Peru's new highway to the future
The Interoceanic Highway, which will connect Peru's Pacific coast to the shores of the Atlantic in Brazil, could revolutionize the region much as the transcontinental railroad did in the US in 1869.
Puerto Maldonado, Peru
Today, his house and workshop are on a paved road. “This was an animal trail in those days," he says.
For years, Assis was the end of the road. Traveling on through the Peruvian Amazon and over the Andes was an adventure on mud tracks. Asked how business is at his roadside mechanic's workshop, the Brazilian gives a thumbs-down. And the lack of a road didn't just hurt his business, but also cut billions of dollars in potential trade between Brazil and Peru.

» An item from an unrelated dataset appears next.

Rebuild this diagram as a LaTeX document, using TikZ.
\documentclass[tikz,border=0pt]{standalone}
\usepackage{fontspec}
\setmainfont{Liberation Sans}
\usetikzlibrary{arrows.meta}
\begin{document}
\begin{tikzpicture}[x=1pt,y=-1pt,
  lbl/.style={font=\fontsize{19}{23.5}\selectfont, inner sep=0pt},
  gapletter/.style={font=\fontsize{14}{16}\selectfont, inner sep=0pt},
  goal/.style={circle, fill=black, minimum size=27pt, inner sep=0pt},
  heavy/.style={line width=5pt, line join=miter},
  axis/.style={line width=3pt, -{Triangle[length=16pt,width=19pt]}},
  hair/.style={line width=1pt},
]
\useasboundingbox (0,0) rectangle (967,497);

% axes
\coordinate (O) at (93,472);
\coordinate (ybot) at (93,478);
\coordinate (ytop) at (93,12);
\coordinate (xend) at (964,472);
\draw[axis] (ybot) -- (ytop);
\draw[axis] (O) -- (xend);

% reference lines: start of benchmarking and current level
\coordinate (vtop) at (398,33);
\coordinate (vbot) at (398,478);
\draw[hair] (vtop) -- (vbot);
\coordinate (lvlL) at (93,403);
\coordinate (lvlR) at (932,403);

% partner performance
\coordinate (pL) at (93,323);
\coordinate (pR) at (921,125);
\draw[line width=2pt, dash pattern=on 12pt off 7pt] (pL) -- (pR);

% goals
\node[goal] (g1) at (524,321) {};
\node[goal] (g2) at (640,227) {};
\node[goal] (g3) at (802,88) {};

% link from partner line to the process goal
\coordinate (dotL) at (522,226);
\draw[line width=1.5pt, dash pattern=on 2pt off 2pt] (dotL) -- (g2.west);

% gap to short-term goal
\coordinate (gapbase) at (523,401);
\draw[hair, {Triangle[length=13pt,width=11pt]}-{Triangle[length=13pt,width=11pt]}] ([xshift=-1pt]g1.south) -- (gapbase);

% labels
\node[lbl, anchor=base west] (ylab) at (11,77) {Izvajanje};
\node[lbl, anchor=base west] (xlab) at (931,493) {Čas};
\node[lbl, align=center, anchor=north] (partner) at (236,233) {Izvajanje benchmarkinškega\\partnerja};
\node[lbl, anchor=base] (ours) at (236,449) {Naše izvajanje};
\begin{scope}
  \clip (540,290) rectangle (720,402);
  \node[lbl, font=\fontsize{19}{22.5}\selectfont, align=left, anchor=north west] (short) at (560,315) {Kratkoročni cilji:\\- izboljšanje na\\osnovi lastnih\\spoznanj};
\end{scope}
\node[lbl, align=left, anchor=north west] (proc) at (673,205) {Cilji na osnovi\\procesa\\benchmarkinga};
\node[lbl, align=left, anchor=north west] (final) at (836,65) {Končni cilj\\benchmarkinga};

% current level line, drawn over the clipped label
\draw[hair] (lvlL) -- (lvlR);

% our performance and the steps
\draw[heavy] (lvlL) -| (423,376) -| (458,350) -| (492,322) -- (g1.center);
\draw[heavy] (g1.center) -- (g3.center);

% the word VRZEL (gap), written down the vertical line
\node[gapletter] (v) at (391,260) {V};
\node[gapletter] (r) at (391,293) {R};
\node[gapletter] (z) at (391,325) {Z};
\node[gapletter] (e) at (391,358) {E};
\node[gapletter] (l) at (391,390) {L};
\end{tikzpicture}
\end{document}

That’s about to change. After decades of delay, Peru is on the verge of completing the $2.75 billion Interoceanic Highway connecting Mr. Pereira's house – and the rest of Brazil – to the west coast. Pereira, and millions more Brazilians and Peruvians, will see their lives change radically once they live along the continent’s first true transcontinental highway.
Traffic is already growing. Cesar Bonamigo, a diplomat at the Brazilian embassy in Lima, says 3,500 people crossed the border in 2006. As crews laid asphalt in 2009, he says, that rose 10-fold to 35,000.

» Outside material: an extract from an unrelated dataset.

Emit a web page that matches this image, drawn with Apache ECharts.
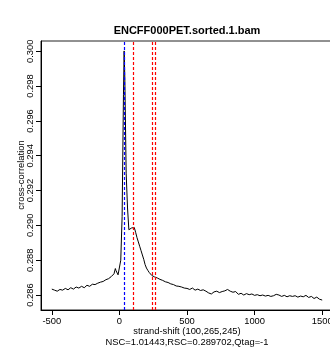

The last major link in the Interoceanic Highway, a bridge over the Madre de Dios river 143 miles away, is set to open this month. The last rivet in the bridge will be like the golden spike which, in 1869, completed North America’s first transcontinental railroad. There is a road connecting Argentina to Chile, and a roundabout route through Bolivia. But this is the first two-lane, year-round highway across the continent's waist, from the Amazon directly to the Pacific.
From Sao Paulo, near the Atlantic, the highway traverses 2,439 miles of Brazil, crossing coastal hills, soy-farming plains, and the cattle pastures where Amazon rain forest once stood. At last, just beyond Pereira's home, it crosses the Acre River into Peru. The Christian Science Monitor traversed Peru's new road to glimpse its villages and landscapes before they change beyond recognition.
From the border, it's a two-hour drive south across rolling farmland to the tiny village of Triunfo. Scattered spindly trees by the highway are reminders of the rainforest, long since logged over. Miles to the right, where the forests remain more intact, indigenous groups live in voluntary isolation, avoiding industrial society.